- The house in 1965
- Interactive map pinpointing the house's site

General information
- Status: Demolished
- Architectural style: Brutalist
- Location: 71 Weston Road, Lincoln, Massachusetts
- Coordinates: 42°24′59″N 71°18′06″W﻿ / ﻿42.416519°N 71.301788°W
- Completed: 1965
- Demolished: 1999
- Owner: Mary Otis Stevens and Thomas McNulty (initial) Sarah Caldwell (second, last)

Technical details
- Material: Concrete and glass
- Floor count: 2

Design and construction
- Architects: Mary Otis Stevens, Thomas McNulty

= Lincoln House (Lincoln, Massachusetts) =

House in Massachusetts, US (1965–1999)

The Lincoln House was an architecturally significant residence in Lincoln, Massachusetts. The house was designed by noted architect Mary Otis Stevens along with her partner and husband Thomas McNulty. It was completed in 1965; the McNulty family lived there for the next 13 years. It then became home to noted opera conductor and stage director Sarah Caldwell, who sold it in 1999. The house was demolished that year, and another was built on the site by 2000.

==Site==
The Lincoln House had an address of 71 Weston Road. It was situated along Beaver Pond. Several other notable Modernist houses are nearby in Lincoln, including the Gropius House, Ford House, and Breuer House I in the Woods End Road Historic District. The McNultys chose the site because Gropius had built his house there, and it seemed safe to construct three decades after Gropius's work. Walter Gropius, on a visit to the Lincoln House, relayed that the residents disliked his house, likening it to a chicken coop.

==Design==
The house utilized concrete, an essential element to the architects' design. The design rejected more conventional postwar suburban designs, like those in the nearby Six Moon Hill neighborhood.

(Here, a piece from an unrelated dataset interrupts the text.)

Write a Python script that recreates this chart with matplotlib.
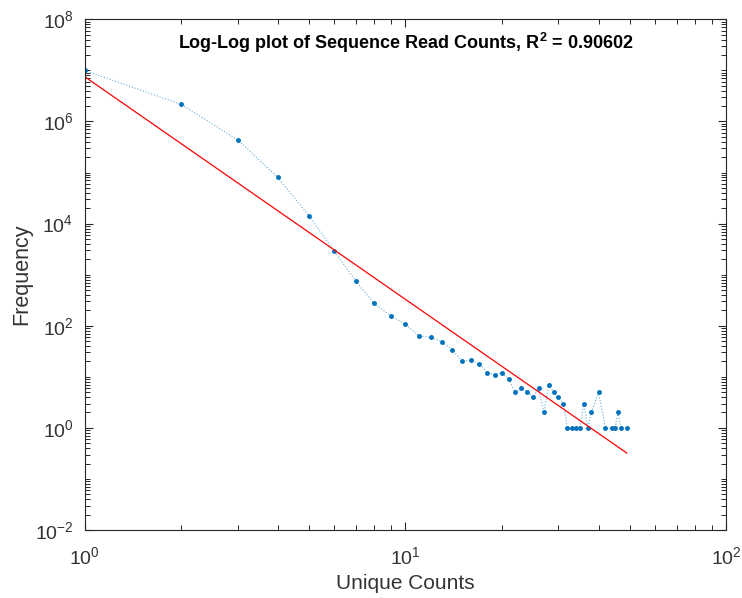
import numpy as np
import matplotlib
matplotlib.use('Agg')
import matplotlib.pyplot as plt
from matplotlib.ticker import LogLocator, NullFormatter

plt.rcParams['font.family'] = ['Liberation Sans', 'DejaVu Sans']
plt.rcParams['mathtext.fontset'] = 'custom'
plt.rcParams['mathtext.rm'] = 'Liberation Sans'
plt.rcParams['mathtext.it'] = 'Liberation Sans:italic'
plt.rcParams['mathtext.bf'] = 'Liberation Sans:bold'

# unique count values and how often each occurs
unique_counts = [1, 2, 3, 4, 5, 6, 7, 8, 9, 10,
                 11, 12, 13, 14, 15, 16, 17, 18, 19, 20,
                 21, 22, 23, 24, 25, 26, 27, 28, 29, 30,
                 31, 32, 33, 34, 35, 36, 37, 38, 40, 42,
                 44, 45, 46, 47, 49]
frequency = [1.0e7, 2.16e6, 4.38e5, 8.06e4, 1.44e4, 2910, 747, 273, 157, 106,
             64, 59, 48, 34, 20, 21, 18, 12, 11, 12,
             9, 5, 6, 5, 4, 6, 2, 7, 5, 4,
             3, 1, 1, 1, 1, 3, 1, 2, 5, 1,
             1, 1, 2, 1, 1]
title_text = r'Log-Log plot of Sequence Read Counts, R$^{\mathbf{2}}$ = 0.90602'

x = np.array(unique_counts, dtype=float)
y = np.array(frequency, dtype=float)

# straight line fit in log-log space
slope, intercept = np.polyfit(np.log10(x), np.log10(y), 1)
fit_y = 10 ** (intercept + slope * np.log10(x))

fig = plt.figure(figsize=(7.42, 5.98), dpi=100)
ax = fig.add_axes([0.1139, 0.1137, 0.8649, 0.8540])

ax.loglog(x, y, ':', color='#0072BD', linewidth=0.8, alpha=0.6)
ax.loglog(x, y, '.', color='#0072BD', markersize=5)
ax.loglog(x, fit_y, '-', color='red', linewidth=0.9)

ax.set_xlim(1, 100)
ax.set_ylim(1e-2, 1e8)
ax.xaxis.set_major_locator(LogLocator(base=10, numticks=10))
ax.xaxis.set_minor_locator(LogLocator(base=10, subs=np.arange(2, 10), numticks=20))
ax.xaxis.set_minor_formatter(NullFormatter())
ax.yaxis.set_major_locator(LogLocator(base=100, numticks=10))
ax.yaxis.set_minor_locator(LogLocator(base=10, subs=np.arange(1, 10), numticks=20))
ax.yaxis.set_minor_formatter(NullFormatter())

axc = '#262626'
for s in ax.spines.values():
    s.set_color(axc)
    s.set_linewidth(0.8)
ax.tick_params(which='both', direction='in', top=True, right=True, colors=axc,
               labelsize=14, labelcolor='#333333')
ax.tick_params(which='major', length=6, width=0.8)
ax.tick_params(axis='x', which='major', pad=12)
ax.tick_params(axis='y', which='major', pad=8)
ax.tick_params(which='minor', length=3.5, width=0.7)

ax.set_xlabel('Unique Counts', fontsize=15, color='#333333', labelpad=4)
ax.set_ylabel('Frequency', fontsize=15.5, color='#333333')
ax.yaxis.set_label_coords(-0.082, 0.5)
ax.text(0.5, 0.953, title_text, transform=ax.transAxes, ha='center', va='center',
        fontsize=13, fontweight='bold', color='black')

plt.savefig('out.png', dpi=100)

The house was 150 feet long, with a width varying from 10 to 35 feet. It had roughly two separate stories, though portions of the interior were situated between stories.

===Exterior===
The house's exterior walls curved outward, stopping abruptly at the sides. The walls spread outward as if continuing on. The roof had varying levels and numerous skylights, in ellipses, circles, half-moons, and ribbons.

Next to the entrance of the house was a cylindrical concrete building for tool and tricycle storage. At the back of the house, it partially enclosed a circular patio, which had a raised ledge for seating.

===Interior===
The house had no interior doors, instead relying on free-standing curvilinear walls and a lesser degree of privacy. Only the three bathrooms and guest room had doors. The upper level was for the parents' sleeping and baths, and so their children learned only to come upstairs upon invitation. The interior walls used fine-textured, lightweight concrete. It was mostly lit by skylights. These lights allowed for changing lighting throughout the day, making the house feel more alive.

The interior included an entrance hall facing a cantilevering staircase to the second floor. A spiraling ramp encircled the library also leading upward.

Beside its three enclosed bathrooms and guest room, the house had no conventional rooms; only areas for eating, sleeping, studying, and entertaining. The ceilings and floors interlocked at different levels, providing aesthetics to be appreciated by adults and an "indestructible playground" for the architects' three young children.

The kitchen was designed to be lit by skylights during the day, and by adjustable spotlights at night. It utilized open shelving and undercounter trays. The second-floor studio overlooked the library's two-story light well. The studio had twin drafting tables for the architects' work, despite that they had an office in Cambridge, Massachusetts.

The interior was furnished with Shaker antiques and then-modern aluminum furniture. Colors were left soft. The gray walls were relatively unadorned, kept with rough concrete with subtle vertical lines. A few old Navajo and modern Polish rugs were kept on some walls to lower the noise level; the house's relatively open plan let noise traverse throughout the entire house. The Lincoln House had spartan qualities to it, including small plain bathrooms, narrow closets, and unadorned spaces. The basement held clothes for other seasons, while upstairs closets were small enough to only hold clothes in use.

Mary Otis Stevens, at the time known as Mary McNulty, referred to the house's "ebb and flow of movement" in its layout in relation to living; that a split-level or compartmented building does not reflect how people live.

==History==
The McNultys and their three sons lived and worked out of the Lincoln House until 1978. They sold it to Sarah Caldwell, a noted opera conductor. In 1999, the house was demolished without a permit; they were only required later on. According to Stevens, there was a fierce rejection of modernism at the time, and numerous modernist buildings were being demolished across the country. The Lincoln House was seen as a threatening experiment to traditional family values.